Es instructivo observar cuáles son los motivos por los que los invitados de la parábola rechazan participar en el banquete. El evangelista Mateo dice que ellos «no hicieron caso» de la invitación y «se fueron el uno a su campo, el otro a su negocio». El Evangelio de Lucas, sobre este punto, es más detallado y presenta así las motivaciones del rechazo: «He comprado un campo y tengo que ir a verlo... He comprado cinco yuntas de bueyes y voy a probarlas... Me he casado, y por eso no puedo ir» (Lc 14,18-20). ¿Qué tienen en común estos personajes? Los tres tiene algo urgente que hacer, algo que no puede esperar, que reclama inmediatamente su presencia. ¿Y qué representa el banquete nupcial? Éste indica los bienes mesiánicos, la participación en la salvación traída por Cristo, por lo tanto la posibilidad de vivir eternamente. El banquete representa pues lo importante en la vida, más aún, lo único esencial. Está claro entonces en qué consiste el error cometido por los invitados; ¡está en dejar lo importante por lo urgente, lo esencial por lo contingente!
Esto es un riesgo tan difundido e insidioso, no sólo en el plano religioso, sino también en el puramente humano, que vale la pena reflexionar sobre ello un poco. Ante todo en el plano religioso. Dejar lo importante por lo urgente significa aplazar el cumplimiento de los deberes religiosos porque cada vez se presenta algo urgente que hacer. Es domingo y es hora de ir a Misa, pero hay que hacer aquella visita, aquel trabajo en el jardín, y hay que preparar la comida. La liturgia dominical puede esperar, la comida no; entonces se aplaza la Misa y uno se reúne en torno a la olla.

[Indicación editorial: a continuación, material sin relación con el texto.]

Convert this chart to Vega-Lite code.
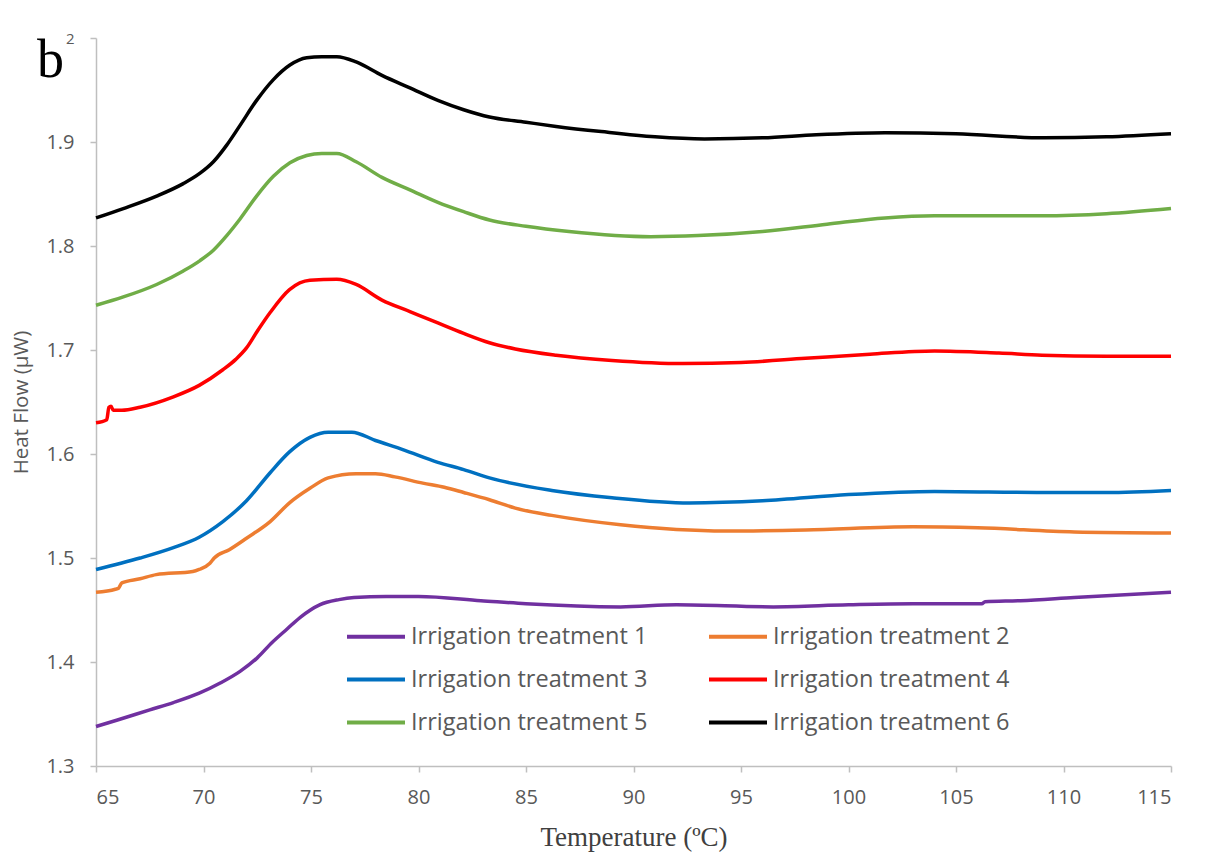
{
  "$schema": "https://vega.github.io/schema/vega-lite/v6.json",
  "width": 1075,
  "height": 728,
  "autosize": {"type": "none"},
  "padding": {"left": 96, "top": 38, "right": 38, "bottom": 98},
  "background": "white",
  "title": {"text": "b", "anchor": "start", "frame": "group", "baseline": "alphabetic", "offset": 0, "font": "Liberation Serif", "fontSize": 54, "fontWeight": "normal", "color": "#000000", "dx": -59, "dy": 100},
  "data": {"values": [
    {"s":"Irrigation treatment 1","t":65,"h":1.338},{"s":"Irrigation treatment 1","t":65.96,"h":1.344},{"s":"Irrigation treatment 1","t":67.5,"h":1.354},{"s":"Irrigation treatment 1","t":68.6,"h":1.361},{"s":"Irrigation treatment 1","t":69.8,"h":1.370},{"s":"Irrigation treatment 1","t":70.8,"h":1.380},{"s":"Irrigation treatment 1","t":71.7,"h":1.391},{"s":"Irrigation treatment 1","t":72.5,"h":1.404},{"s":"Irrigation treatment 1","t":73.2,"h":1.419},{"s":"Irrigation treatment 1","t":73.9,"h":1.432},{"s":"Irrigation treatment 1","t":74.5,"h":1.443},{"s":"Irrigation treatment 1","t":75.4,"h":1.455},{"s":"Irrigation treatment 1","t":76.3,"h":1.460},{"s":"Irrigation treatment 1","t":77,"h":1.462},{"s":"Irrigation treatment 1","t":78.5,"h":1.463},{"s":"Irrigation treatment 1","t":80,"h":1.463},{"s":"Irrigation treatment 1","t":82.9,"h":1.459},{"s":"Irrigation treatment 1","t":85,"h":1.456},{"s":"Irrigation treatment 1","t":89.4,"h":1.453},{"s":"Irrigation treatment 1","t":92,"h":1.455},{"s":"Irrigation treatment 1","t":96.5,"h":1.453},{"s":"Irrigation treatment 1","t":100,"h":1.455},{"s":"Irrigation treatment 1","t":103,"h":1.456},{"s":"Irrigation treatment 1","t":106.2,"h":1.456},{"s":"Irrigation treatment 1","t":106.35,"h":1.458},{"s":"Irrigation treatment 1","t":108,"h":1.459},{"s":"Irrigation treatment 1","t":110.5,"h":1.462},{"s":"Irrigation treatment 1","t":115,"h":1.467},
    {"s":"Irrigation treatment 2","t":65,"h":1.467},{"s":"Irrigation treatment 2","t":65.9,"h":1.470},{"s":"Irrigation treatment 2","t":66.05,"h":1.471},{"s":"Irrigation treatment 2","t":66.2,"h":1.476},{"s":"Irrigation treatment 2","t":67.05,"h":1.480},{"s":"Irrigation treatment 2","t":67.8,"h":1.484},{"s":"Irrigation treatment 2","t":69.5,"h":1.487},{"s":"Irrigation treatment 2","t":69.8,"h":1.489},{"s":"Irrigation treatment 2","t":70.3,"h":1.495},{"s":"Irrigation treatment 2","t":70.5,"h":1.500},{"s":"Irrigation treatment 2","t":71.2,"h":1.508},{"s":"Irrigation treatment 2","t":72,"h":1.519},{"s":"Irrigation treatment 2","t":73.1,"h":1.535},{"s":"Irrigation treatment 2","t":74,"h":1.553},{"s":"Irrigation treatment 2","t":74.95,"h":1.567},{"s":"Irrigation treatment 2","t":75.8,"h":1.577},{"s":"Irrigation treatment 2","t":77.1,"h":1.581},{"s":"Irrigation treatment 2","t":78,"h":1.581},{"s":"Irrigation treatment 2","t":78.9,"h":1.578},{"s":"Irrigation treatment 2","t":80.2,"h":1.572},{"s":"Irrigation treatment 2","t":81.2,"h":1.568},{"s":"Irrigation treatment 2","t":82.1,"h":1.563},{"s":"Irrigation treatment 2","t":83.3,"h":1.556},{"s":"Irrigation treatment 2","t":84.5,"h":1.548},{"s":"Irrigation treatment 2","t":86.2,"h":1.541},{"s":"Irrigation treatment 2","t":89.4,"h":1.532},{"s":"Irrigation treatment 2","t":94.3,"h":1.526},{"s":"Irrigation treatment 2","t":98,"h":1.527},{"s":"Irrigation treatment 2","t":103,"h":1.530},{"s":"Irrigation treatment 2","t":106,"h":1.529},{"s":"Irrigation treatment 2","t":110.5,"h":1.525},{"s":"Irrigation treatment 2","t":115,"h":1.524},
    {"s":"Irrigation treatment 3","t":65,"h":1.489},{"s":"Irrigation treatment 3","t":67.05,"h":1.500},{"s":"Irrigation treatment 3","t":68.6,"h":1.510},{"s":"Irrigation treatment 3","t":69.8,"h":1.520},{"s":"Irrigation treatment 3","t":70.9,"h":1.535},{"s":"Irrigation treatment 3","t":72,"h":1.555},{"s":"Irrigation treatment 3","t":73.1,"h":1.582},{"s":"Irrigation treatment 3","t":74,"h":1.602},{"s":"Irrigation treatment 3","t":74.95,"h":1.616},{"s":"Irrigation treatment 3","t":75.8,"h":1.621},{"s":"Irrigation treatment 3","t":76.9,"h":1.621},{"s":"Irrigation treatment 3","t":78,"h":1.613},{"s":"Irrigation treatment 3","t":79.3,"h":1.604},{"s":"Irrigation treatment 3","t":80.9,"h":1.592},{"s":"Irrigation treatment 3","t":82.1,"h":1.585},{"s":"Irrigation treatment 3","t":83.3,"h":1.577},{"s":"Irrigation treatment 3","t":86.2,"h":1.565},{"s":"Irrigation treatment 3","t":89,"h":1.558},{"s":"Irrigation treatment 3","t":92.6,"h":1.553},{"s":"Irrigation treatment 3","t":96,"h":1.555},{"s":"Irrigation treatment 3","t":100,"h":1.561},{"s":"Irrigation treatment 3","t":104,"h":1.564},{"s":"Irrigation treatment 3","t":109,"h":1.563},{"s":"Irrigation treatment 3","t":112,"h":1.563},{"s":"Irrigation treatment 3","t":115,"h":1.565},
    {"s":"Irrigation treatment 4","t":65,"h":1.630},{"s":"Irrigation treatment 4","t":65.5,"h":1.633},{"s":"Irrigation treatment 4","t":65.6,"h":1.645},{"s":"Irrigation treatment 4","t":65.7,"h":1.646},{"s":"Irrigation treatment 4","t":65.8,"h":1.642},{"s":"Irrigation treatment 4","t":66.2,"h":1.642},{"s":"Irrigation treatment 4","t":67.05,"h":1.645},{"s":"Irrigation treatment 4","t":68.6,"h":1.655},{"s":"Irrigation treatment 4","t":69.8,"h":1.666},{"s":"Irrigation treatment 4","t":70.9,"h":1.681},{"s":"Irrigation treatment 4","t":71.5,"h":1.691},{"s":"Irrigation treatment 4","t":72,"h":1.702},{"s":"Irrigation treatment 4","t":72.5,"h":1.718},{"s":"Irrigation treatment 4","t":73.1,"h":1.736},{"s":"Irrigation treatment 4","t":74,"h":1.758},{"s":"Irrigation treatment 4","t":74.95,"h":1.767},{"s":"Irrigation treatment 4","t":76.2,"h":1.768},{"s":"Irrigation treatment 4","t":77.1,"h":1.763},{"s":"Irrigation treatment 4","t":78.3,"h":1.748},{"s":"Irrigation treatment 4","t":79.6,"h":1.737},{"s":"Irrigation treatment 4","t":80.9,"h":1.726},{"s":"Irrigation treatment 4","t":82.1,"h":1.716},{"s":"Irrigation treatment 4","t":83.3,"h":1.707},{"s":"Irrigation treatment 4","t":84.5,"h":1.701},{"s":"Irrigation treatment 4","t":86.4,"h":1.695},{"s":"Irrigation treatment 4","t":89,"h":1.690},{"s":"Irrigation treatment 4","t":92.3,"h":1.687},{"s":"Irrigation treatment 4","t":95,"h":1.688},{"s":"Irrigation treatment 4","t":98,"h":1.692},{"s":"Irrigation treatment 4","t":101,"h":1.696},{"s":"Irrigation treatment 4","t":104,"h":1.699},{"s":"Irrigation treatment 4","t":107,"h":1.697},{"s":"Irrigation treatment 4","t":109,"h":1.695},{"s":"Irrigation treatment 4","t":112,"h":1.694},{"s":"Irrigation treatment 4","t":115,"h":1.694},
    {"s":"Irrigation treatment 5","t":65,"h":1.743},{"s":"Irrigation treatment 5","t":66.27,"h":1.751},{"s":"Irrigation treatment 5","t":67.82,"h":1.763},{"s":"Irrigation treatment 5","t":69.06,"h":1.776},{"s":"Irrigation treatment 5","t":69.84,"h":1.786},{"s":"Irrigation treatment 5","t":70.46,"h":1.796},{"s":"Irrigation treatment 5","t":71.08,"h":1.810},{"s":"Irrigation treatment 5","t":71.7,"h":1.826},{"s":"Irrigation treatment 5","t":72.47,"h":1.848},{"s":"Irrigation treatment 5","t":73.25,"h":1.867},{"s":"Irrigation treatment 5","t":74.02,"h":1.880},{"s":"Irrigation treatment 5","t":74.8,"h":1.887},{"s":"Irrigation treatment 5","t":75.5,"h":1.889},{"s":"Irrigation treatment 5","t":76.2,"h":1.889},{"s":"Irrigation treatment 5","t":77.1,"h":1.881},{"s":"Irrigation treatment 5","t":78.3,"h":1.866},{"s":"Irrigation treatment 5","t":79.6,"h":1.854},{"s":"Irrigation treatment 5","t":80.9,"h":1.842},{"s":"Irrigation treatment 5","t":82.1,"h":1.833},{"s":"Irrigation treatment 5","t":83.3,"h":1.825},{"s":"Irrigation treatment 5","t":85,"h":1.819},{"s":"Irrigation treatment 5","t":87,"h":1.814},{"s":"Irrigation treatment 5","t":90.8,"h":1.809},{"s":"Irrigation treatment 5","t":93,"h":1.810},{"s":"Irrigation treatment 5","t":96,"h":1.814},{"s":"Irrigation treatment 5","t":99,"h":1.821},{"s":"Irrigation treatment 5","t":101.7,"h":1.827},{"s":"Irrigation treatment 5","t":104,"h":1.829},{"s":"Irrigation treatment 5","t":109,"h":1.829},{"s":"Irrigation treatment 5","t":112,"h":1.831},{"s":"Irrigation treatment 5","t":115,"h":1.836},
    {"s":"Irrigation treatment 6","t":65,"h":1.827},{"s":"Irrigation treatment 6","t":66.27,"h":1.836},{"s":"Irrigation treatment 6","t":67.82,"h":1.848},{"s":"Irrigation treatment 6","t":69.06,"h":1.860},{"s":"Irrigation treatment 6","t":69.84,"h":1.870},{"s":"Irrigation treatment 6","t":70.46,"h":1.881},{"s":"Irrigation treatment 6","t":71.08,"h":1.897},{"s":"Irrigation treatment 6","t":71.7,"h":1.916},{"s":"Irrigation treatment 6","t":72.47,"h":1.940},{"s":"Irrigation treatment 6","t":73.25,"h":1.960},{"s":"Irrigation treatment 6","t":74.02,"h":1.974},{"s":"Irrigation treatment 6","t":74.8,"h":1.981},{"s":"Irrigation treatment 6","t":75.5,"h":1.982},{"s":"Irrigation treatment 6","t":76.2,"h":1.982},{"s":"Irrigation treatment 6","t":77.1,"h":1.977},{"s":"Irrigation treatment 6","t":78.3,"h":1.964},{"s":"Irrigation treatment 6","t":79.6,"h":1.952},{"s":"Irrigation treatment 6","t":80.9,"h":1.940},{"s":"Irrigation treatment 6","t":82.1,"h":1.931},{"s":"Irrigation treatment 6","t":83.3,"h":1.924},{"s":"Irrigation treatment 6","t":85,"h":1.919},{"s":"Irrigation treatment 6","t":86.4,"h":1.915},{"s":"Irrigation treatment 6","t":88.5,"h":1.910},{"s":"Irrigation treatment 6","t":91,"h":1.905},{"s":"Irrigation treatment 6","t":93.3,"h":1.903},{"s":"Irrigation treatment 6","t":96,"h":1.904},{"s":"Irrigation treatment 6","t":98.5,"h":1.907},{"s":"Irrigation treatment 6","t":101.7,"h":1.909},{"s":"Irrigation treatment 6","t":105,"h":1.908},{"s":"Irrigation treatment 6","t":109.1,"h":1.904},{"s":"Irrigation treatment 6","t":112,"h":1.905},{"s":"Irrigation treatment 6","t":115,"h":1.908}
  ]},
  "mark": {"type": "line", "strokeWidth": 3.5, "interpolate": "monotone"},
  "encoding": {
    "x": {"field": "t", "type": "quantitative", "scale": {"domain": [65, 115], "nice": false, "zero": false},
      "axis": {"values": [65,70,75,80,85,90,95,100,105,110,115], "grid": false, "title": "Temperature (ºC)",
        "titleFont": "Liberation Serif", "titleFontSize": 27, "titleFontWeight": "normal", "titleColor": "#404040", "titlePadding": 17,
        "labelFont": "Open Sans", "labelFontSize": 20, "labelColor": "#595959", "labelPadding": 15,
        "domainColor": "#bfbfbf", "domainWidth": 1.5, "tickColor": "#bfbfbf", "tickWidth": 1.5, "tickSize": 6}},
    "y": {"field": "h", "type": "quantitative", "scale": {"domain": [1.3, 2], "nice": false, "zero": false},
      "axis": {"values": [1.3,1.4,1.5,1.6,1.7,1.8,1.9,2], "grid": false, "title": "Heat Flow (µW)",
        "labelExpr": "datum.value == 2 ? '2' : format(datum.value, '.1f')",
        "titleFont": "Open Sans", "titleFontSize": 20.5, "titleFontWeight": "normal", "titleColor": "#595959", "titlePadding": 14,
        "labelFont": "Open Sans", "labelFontSize": {"condition": {"test": "datum.value == 2", "value": 15}, "value": 20}, "labelColor": "#595959", "labelPadding": 16,
        "domainColor": "#bfbfbf", "domainWidth": 1.5, "tickColor": "#bfbfbf", "tickWidth": 1.5, "tickSize": 6}},
    "color": {"field": "s", "type": "nominal",
      "scale": {"domain": ["Irrigation treatment 1","Irrigation treatment 2","Irrigation treatment 3","Irrigation treatment 4","Irrigation treatment 5","Irrigation treatment 6"],
        "range": ["#7030A0","#ED7D31","#0070C0","#FF0000","#70AD47","#000000"]},
      "legend": {"title": null, "orient": "none", "legendX": 249, "legendY": 567.5, "columns": 2, "direction": "horizontal",
        "symbolType": "stroke", "symbolSize": 3364, "symbolStrokeWidth": 4, "labelOffset": 4,
        "labelFont": "Open Sans", "labelFontSize": 23.5, "labelColor": "#595959", "labelLimit": 400,
        "columnPadding": 53, "rowPadding": 0}}
  },
  "config": {"view": {"stroke": null}}
}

He dicho que el peligro de omitir lo importante por lo urgente está presente igualmente en el ámbito humano, en la vida de todos los días, y querría aludir también a esto. Para un hombre es ciertamente importante dedicar tiempo a la familia, estar con los hijos, dialogar con ellos si son mayores, jugar con ellos sin son pequeños. Pero en el último momento se presentan siempre cosas urgentes que despachar en la oficina, extras que hacer en el trabajo, y se pospone para otra ocasión, acabando por regresar a casa demasiado tarde y demasiado cansado para pensar en otra cosa.
Para un hombre y una mujer es una obligación moral ir cada tanto a visitar al anciano progenitor que vive solo en casa o en una residencia. Para alguno es importante visitar a un conocido enfermo para mostrarle el propio apoyo y tal vez hacerle algún servicio práctico. Pero no es urgente, si se pospone aparentemente no se cae el mundo, a lo mejor nadie se da cuenta. Y así se aplaza.
Lo mismo se hace en el cuidado de la propia salud, que también está entre las cosas importantes. El médico, o sencillamente el físico, advierte que hay que cuidarse, tomar un período de descanso, evitar aquel tipo de estrés... Se responde: sí, sí, lo haré sin falta, en cuanto haya terminado ese trabajo, cuando haya arreglado la casa, cuando haya liquidado todas las deudas... Hasta que uno se percata de que es demasiado tarde.
He aquí dónde está la insidia: se pasa la vida persiguiendo los mil pequeños quehaceres que hay que despachar y no se encuentra tiempo para las cosas que inciden de verdad en las relaciones humanas y que pueden dar la verdadera alegría (y si se descuidan, la verdadera tristeza) en la vida. Así, vemos cómo el Evangelio, indirectamente, es también escuela de vida; nos enseña a establecer prioridades, a tender a lo esencial. En una palabra: a no perder lo importante por lo urgente, como sucedió a los invitados de nuestra parábola.